We did go on our final “babymoon” trip between Christmas and New Years (I owe y’all a post) to London and Paris, but I don’t foresee any other trips like the ones we took in 2011. (2011, in fact, really was the banner year for me personally in terms of travel. Two international trips, covering 4 countries, plus two trips to the San Diego area, plus a trip to Boston, plus a couple of road trips.) The babymoon did take a big bite out of my points and miles though (a total of 340k), so I was looking to replenish, especially around hotel points.
So, a couple of weeks ago, I applied for three cards – the United MileagePlus Explorer, and both Hawaiian Airlines cards. I know what you’re thinking — there are two Hawaiian Airlines cards?? Word, to big bird.
The Hawaiian cards give 35k miles per – 20k after the first purchase, plus another 10k after meeting $1k in spend within the first 4 months. The thresholds are easier than a teenage boy in a room full of models. After I meet the minimums for both, I’ll have 70k miles in my Hawaiian Airlines account. More on this later.
The United card actually offers 60k miles – 50k after the first purchase, and 10k after spending $25k in a year. I’m going to punt the 10k kicker, and just focus on the 50k bonus. I have about 183k miles already in my Continental OnePass account, so once that merges with United later this year, I’ll have over 230k miles in total. Yipee!
So, back to Hawaiian. Two things. First, these cards are actually managed by the same company, but officially come from two banks – the Bank of Hawaii and Bank of America. Your application to either will get processed by the same company, and if you applied for both cards at the same time, you’ll likely have some explaining to do (topic for another post). I worked my magic, though, and was approved for both cards over the phone.
Do I really want 70k Hawaiian Airlines miles though? If my wife and I wanted to go to Hawaii, I guess that might be of interest. However, neither of us really have a thing for Hawaii (probably because everyone and their mother wants to go there?), so that’s not why I decided to pay an annual fee for both cards (total cost – $158). Rather, if you read the blog, you will have read about how Hawaiian Airlines miles transfer to Hilton at a 1:2 ratio.

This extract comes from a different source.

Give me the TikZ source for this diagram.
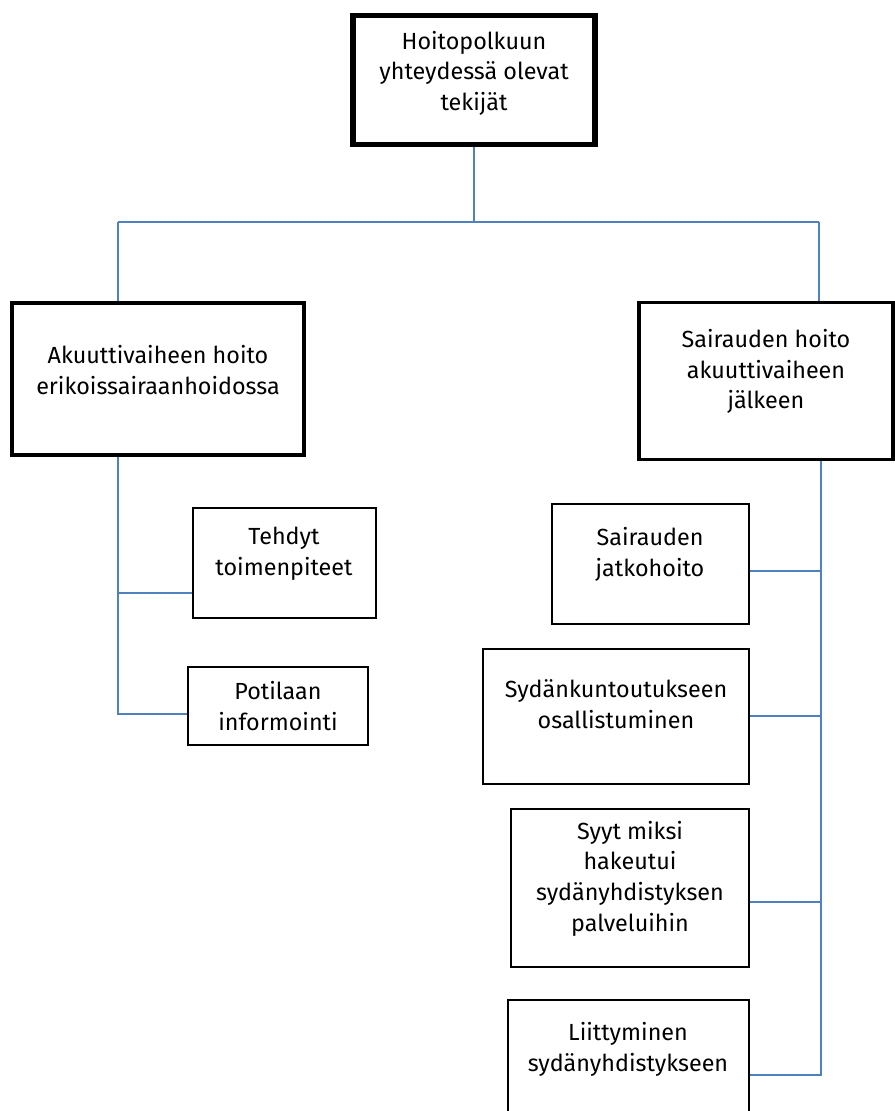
\documentclass[tikz,border=0pt]{standalone}
\usepackage{fontspec}
\setmainfont{Fira Sans}
\usetikzlibrary{calc}
\definecolor{linkblue}{RGB}{79,129,189}

\begin{document}
\begin{tikzpicture}[x=0.75pt, y=-0.75pt,
    box/.style={draw=black, fill=white, rectangle, align=center, inner sep=0pt,
                text depth=18pt, font=\fontsize{17.5}{23}\selectfont},
    link/.style={draw=linkblue, line width=1.1pt}]
  % hoitopolku, puu
  \clip (0,0) rectangle (895,1111);
  \node[box, text depth=14pt, line width=3.8pt, minimum width=242*0.75pt, minimum height=129*0.75pt]
    (root) at (474,80) {Hoitopolkuun\\yhteydessä olevat\\tekijät};
  \node[box, text depth=14pt, line width=2.4pt, minimum width=292*0.75pt, minimum height=152*0.75pt]
    (akuutti) at (158,379) {Akuuttivaiheen hoito\\erikoissairaanhoidossa};
  \node[box, line width=2.4pt, minimum width=254*0.75pt, minimum height=157*0.75pt]
    (jalkeen) at (766,381) {Sairauden hoito\\akuuttivaiheen\\jälkeen};
  \node[box, line width=1.5pt, minimum width=183*0.75pt, minimum height=110*0.75pt]
    (tehdyt) at (284,563) {Tehdyt\\toimenpiteet};
  \node[box, text depth=0pt, line width=1.5pt, minimum width=180*0.75pt, minimum height=78*0.75pt]
    (informointi) at (278,706) {Potilaan\\informointi};
  \node[box, line width=1.5pt, minimum width=197*0.75pt, minimum height=120*0.75pt]
    (jatkohoito) at (650,564) {Sairauden\\jatkohoito};
  \node[box, line width=1.5pt, minimum width=266*0.75pt, minimum height=135*0.75pt]
    (kuntoutus) at (616,716) {Sydänkuntoutukseen\\osallistuminen};
  \node[box, line width=1.5pt, minimum width=238*0.75pt, minimum height=158*0.75pt]
    (syyt) at (630,888) {Syyt miksi\\hakeutui\\sydänyhdistyksen\\palveluihin};
  \node[box, text depth=20pt, line width=1.5pt, minimum width=241*0.75pt, minimum height=120*0.75pt]
    (liittyminen) at (628,1060) {Liittyminen\\sydänyhdistykseen};

  \coordinate (lbus) at (118,222);
  \coordinate (rbus) at (819,222);
  \draw[link] (root.south) -- (root.south |- lbus);
  \draw[link] (lbus) -- (rbus);
  \draw[link] (lbus) -- (lbus |- akuutti.north);
  \draw[link] (rbus) -- (rbus |- jalkeen.north);
  % vasen haara
  \coordinate (tb) at ($(tehdyt.west)+(0,30)$);
  \coordinate (ib) at ($(informointi.west)+(0,8)$);
  \draw[link] (akuutti.south -| lbus) |- (tb);
  \draw[link] (akuutti.south -| lbus) |- (ib);
  % oikea haara
  \coordinate (rtrunk) at (821,0);
  \coordinate (jb) at ($(jatkohoito.east)+(0,7)$);
  \coordinate (sb) at ($(syyt.east)+(0,14)$);
  \coordinate (lb) at ($(liittyminen.east)+(0,15)$);
  \draw[link] (jalkeen.south -| rtrunk) |- (lb);
  \draw[link] (jb) -- (jb -| rtrunk);
  \draw[link] (kuntoutus.east) -- (kuntoutus.east -| rtrunk);
  \draw[link] (sb) -- (sb -| rtrunk);
\end{tikzpicture}
\end{document}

Therefore, I’m planning on converting my Hawaiian miles into 140k Hilton Honors points. On that alone, I can redeem for 2-3 nights at a Category 6-7 property, or that can be 2 nights at the Waldorf Astoria Maldives during off-season. (I do plan on getting the wife on this too, so the total number of points in my account should be higher. Read the other post for details, yo.) For the annual fees paid, I’d say that’s well worth it!
(Disclaimer: I actually haven’t had much experience with Hilton properties, so I hope I’m not shooting myself in the foot!)